Dicho con otras palabras: se comulga indignamente cuando se ha cometido un pecado grave y se recibe la Comunión sin confesarse antes. No basta un acto de contrición; aunque sea perfecta. Hay que confesarse previamente.  

Mientras no volvamos a esta práctica, no daremos frutos de vida cristiana; al contrario, cada día seremos más baldíos. Confesión-comunión-santidad de vida forman un trinomio inseparable. Tan inseparable que incluso hay que unirlos habitualmente, aunque no haya pecados graves de por medio.

¿Cómo remontar la situación presente y equilibrar las filas de comulgantes y penitentes?

Entre otros, se me ocurren tres remedios básicos:

1º. Que los sacerdotes demos una catequesis –sencilla pero clara- sobre la realidad y gravedad del pecado y la necesidad de confesarse antes de comulgar, cuando exista conciencia de pecado grave (Esta catequesis lleva consigo la formación de la conciencia de los fieles).  

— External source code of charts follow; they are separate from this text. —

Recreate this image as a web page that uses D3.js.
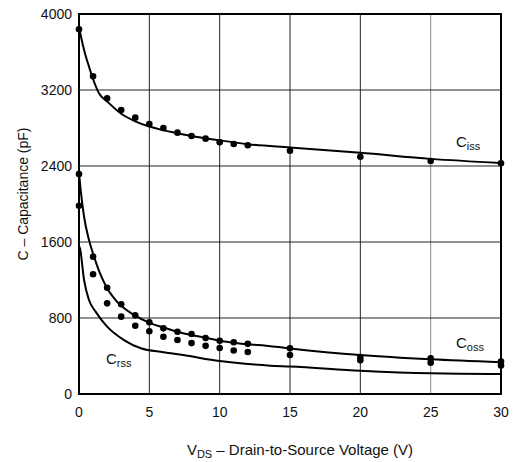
<!DOCTYPE html>
<html>
<head>
<meta charset="utf-8">
<script src="https://cdn.jsdelivr.net/npm/d3@7/dist/d3.min.js"></script>
<style>
	body{margin:0;background:#fff;}
	text{font-family:"Liberation Sans",Arial,sans-serif;fill:#111;}
</style>
</head>
<body>
<div id="chart"></div>
<script>
// measured points (V, pF)
var vPts = [0,1,2,3,4,5,6,7,8,9,10,11,12,15,20,25,30];
var cissPts = [3839,3345,3112,2989,2909,2842,2800,2751,2716,2688,2649,2632,2618,2561,2498,2453,2428];
var cossUpperPts = [2316,1446,1119,944,828,754,691,656,632,590,560,544,528,482,390,375,342];
var cossLowerPts = [1982,1260,954,814,719,660,602,568,536,507,484,458,442,410,356,330,300];

// typical curves
var cissV = [0,0.36,0.71,1.07,1.42,2,3,4,5,6,7,8,10,12,15,20,25,30];
var cissC = [3860,3621,3446,3287,3165,3080,2950,2870,2815,2775,2745,2715,2670,2630,2595,2540,2475,2432];
var cossV = [0,0.12,0.36,0.71,1.07,1.54,2,2.7,3.9,5.1,6,7,8,9,10,11,12,13.3,15,20,25,30];
var cossC = [2330,2147,1866,1621,1446,1253,1112,972,832,744,700,656,621,593,561,540,523,509,480,410,365,335];
var crssV = [0,0.07,0.36,0.71,1.18,2,3.2,4.4,6,7.4,10,12,13.6,15,20,25,30];
var crssC = [1560,1533,1200,989,867,709,568,481,440,410,347,315,298,290,246,218,210];

var xTicks = [0,5,10,15,20,25,30];
var yTicks = [0,800,1600,2400,3200,4000];

var W = 514, H = 462;
var x0 = 79, x1 = 501, yTop = 14, yBot = 394;

var svg = d3.select("#chart").append("svg").attr("width",W).attr("height",H);

var x = d3.scaleLinear().domain([0,30]).range([x0,x1]);
var y = d3.scaleLinear().domain([0,4000]).range([yBot,yTop]);

// grid
svg.append("g").selectAll("line").data(xTicks.slice(1,-1)).enter().append("line")
	.attr("x1",function(d){return x(d);}).attr("x2",function(d){return x(d);})
	.attr("y1",yTop).attr("y2",yBot)
	.style("stroke",function(d){return d==25?"#888":"#222";}).style("stroke-width",1);
svg.append("g").selectAll("line").data(yTicks.slice(1,-1)).enter().append("line")
	.attr("x1",x0).attr("x2",x1)
	.attr("y1",function(d){return y(d);}).attr("y2",function(d){return y(d);})
	.style("stroke","#222").style("stroke-width",1);

// tick labels
svg.append("g").selectAll("text").data(xTicks).enter().append("text")
	.attr("x",function(d){return x(d);}).attr("y",417)
	.attr("text-anchor","middle").style("font-size","14px")
	.text(function(d){return d;});
svg.append("g").selectAll("text").data(yTicks).enter().append("text")
	.attr("x",72).attr("y",function(d){return y(d)+5;})
	.attr("text-anchor","end").style("font-size","14px")
	.text(function(d){return d;});

// curves
var line = d3.line().x(function(d){return x(d[0]);}).y(function(d){return y(d[1]);}).curve(d3.curveMonotoneX);
function pairs(a,b){return a.map(function(v,i){return [v,b[i]];});}

[[cissV,cissC],[cossV,cossC],[crssV,crssC]].forEach(function(s){
	svg.append("path").datum(pairs(s[0],s[1]))
		.attr("d",line)
		.style("fill","none").style("stroke","#000").style("stroke-width",2);
});

// points
[cissPts,cossUpperPts,cossLowerPts].forEach(function(s){
	svg.append("g").selectAll("circle").data(pairs(vPts,s)).enter().append("circle")
		.attr("cx",function(d){return x(d[0]);})
		.attr("cy",function(d){return y(d[1]);})
		.attr("r",3.3).style("fill","#000");
});

// frame
svg.append("rect").attr("x",x0).attr("y",yTop).attr("width",x1-x0).attr("height",yBot-yTop)
	.style("fill","none").style("stroke","#000").style("stroke-width",2);

// curve labels
function subLabel(px,py,main,sub){
	var t = svg.append("text").attr("x",px).attr("y",py).style("font-size","15px");
	t.append("tspan").text(main);
	t.append("tspan").attr("dy",3).style("font-size","11px").text(sub);
}
subLabel(456,147,"C","iss");
subLabel(456,348,"C","oss");
subLabel(106,364,"C","rss");

// axis titles
var xt = svg.append("text").attr("x",300).attr("y",455).attr("text-anchor","middle").style("font-size","15px");
xt.append("tspan").text("V");
xt.append("tspan").attr("dy",3).style("font-size","11px").text("DS");
xt.append("tspan").attr("dy",-3).text(" – Drain-to-Source Voltage (V)");

svg.append("text").attr("transform","translate(28,"+((yTop+yBot)/2-10)+") rotate(-90)")
	.attr("text-anchor","middle").style("font-size","14px")
	.text("C – Capacitance (pF)");
</script>
</body>
</html>
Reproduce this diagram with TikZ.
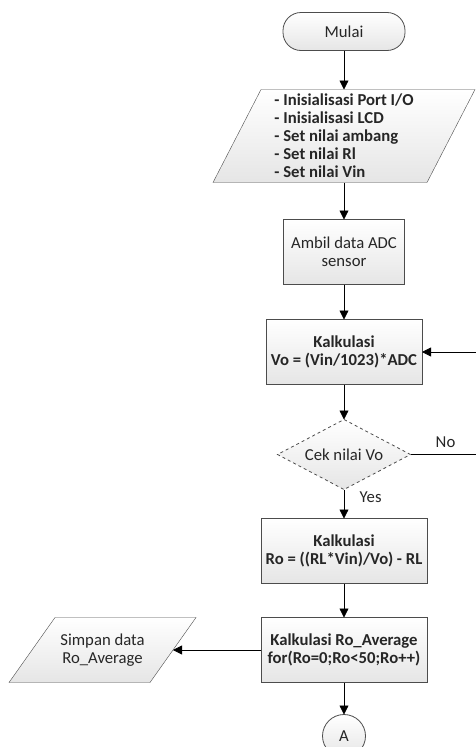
\documentclass[tikz,border=0pt]{standalone}
\usepackage{fontspec}
\setmainfont{Carlito}
\usetikzlibrary{positioning,shadings,shapes.geometric,backgrounds}
\usetikzlibrary{arrows.meta}

\begin{document}
\begin{tikzpicture}[thick, >={Triangle[length=9pt,width=9pt]},
  every node/.style = {font = \fontsize{16.7}{18}\selectfont, text = black!85},
  box/.style = {draw = black!70, top color = white, bottom color = black!10,
    outer sep = 0pt, inner sep = 2pt},
  proc/.style = {box, rectangle, align = center, minimum height = 65pt,
    font = \fontsize{16.7}{18}\selectfont\bfseries},
  io/.style = {rectangle, outer sep = 0pt, inner sep = 2pt}]
  \useasboundingbox (0,0) rectangle (475pt,-747pt);

  \node (Mulai) [box, rectangle, rounded corners = 18pt, minimum width = 122pt,
    minimum height = 38pt] at (344pt,-31.5pt) {Mulai};
  \node (Init) [io, minimum width = 214pt, minimum height = 93pt, align = left,
    font = \fontsize{16.7}{18}\selectfont\bfseries, below = 39pt of Mulai]
    {- Inisialisasi Port I/O\\- Inisialisasi LCD\\- Set nilai ambang\\- Set nilai Rl\\- Set nilai Vin};
  \node (Ambil) [proc, font = \fontsize{16.7}{18}\selectfont, minimum width = 121pt,
    below = 37pt of Init] {Ambil data ADC\\sensor};
  \node (HitungVo) [proc, minimum width = 156pt, below = 35pt of Ambil]
    {Kalkulasi\\Vo = (Vin/1023)*ADC};
  \node (CekVo) [box, diamond, dashed, aspect = 2, minimum width = 133pt,
    minimum height = 70pt, inner sep = 0pt, below = 35pt of HitungVo] {Cek nilai Vo};
  \node (HitungRo) [proc, minimum width = 166pt, below = 29pt of CekVo]
    {Kalkulasi\\Ro = ((RL*Vin)/Vo) - RL};
  \node (RataRo) [proc, minimum width = 166pt, below = 34pt of HitungRo]
    {Kalkulasi Ro\_Average\\for(Ro=0;Ro<50;Ro++)};
  \node (Simpan) [io, minimum width = 141pt, minimum height = 65pt, align = center,
    left = 88pt of RataRo] {Simpan data\\Ro\_Average};
  \node (A) [box, circle, minimum size = 43pt, inner sep = 0pt, below = 32pt of RataRo] {A};
  \coordinate [right = 70pt of CekVo.east] (Balik);

  % slanted input/output boxes behind their texts
  \begin{scope}[on background layer]
    \path [box] ([xshift = 24pt]Init.north west) -- ([xshift = 24pt]Init.north east)
      -- ([xshift = -24pt]Init.south east) -- ([xshift = -24pt]Init.south west) -- cycle;
    \path [box] ([xshift = 23pt]Simpan.north west) -- ([xshift = 23pt]Simpan.north east)
      -- ([xshift = -23pt]Simpan.south east) -- ([xshift = -23pt]Simpan.south west) -- cycle;
  \end{scope}

  \draw [->] (Mulai) -- (Init);
  \draw [->] (Init) -- (Ambil);
  \draw [->] (Ambil) -- (HitungVo);
  \draw [->] (HitungVo) -- (CekVo);
  \draw [->] (CekVo) -- node [pos = 0.25, right = 12pt] {Yes} (HitungRo);
  \draw [->] (HitungRo) -- (RataRo);
  \draw [->] (RataRo) -- (Simpan);
  \draw [->] (RataRo) -- (A);
  \draw (CekVo) -- node [above = 3pt] {No} (Balik);
  \draw [->] (Balik) |- (HitungVo);

\end{tikzpicture}
\end{document}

2º. Que los fieles que no se confiesan desde hace mucho tiempo, se pregunten si esto obedece a que realmente no lo necesitan o a que se han acostumbrado a quitar importancia a lo que realmente la tiene.

3º. Que todos tengamos presente que «el clima ambiental» pasa por alto incluso gravísimas aberraciones y que la presión es tan fuerte, que resulta muy fácil dejarse llevar por la corriente de la frivolidad y superficialidad; desvalorizando y hasta despreciando lo más noble y sagrado.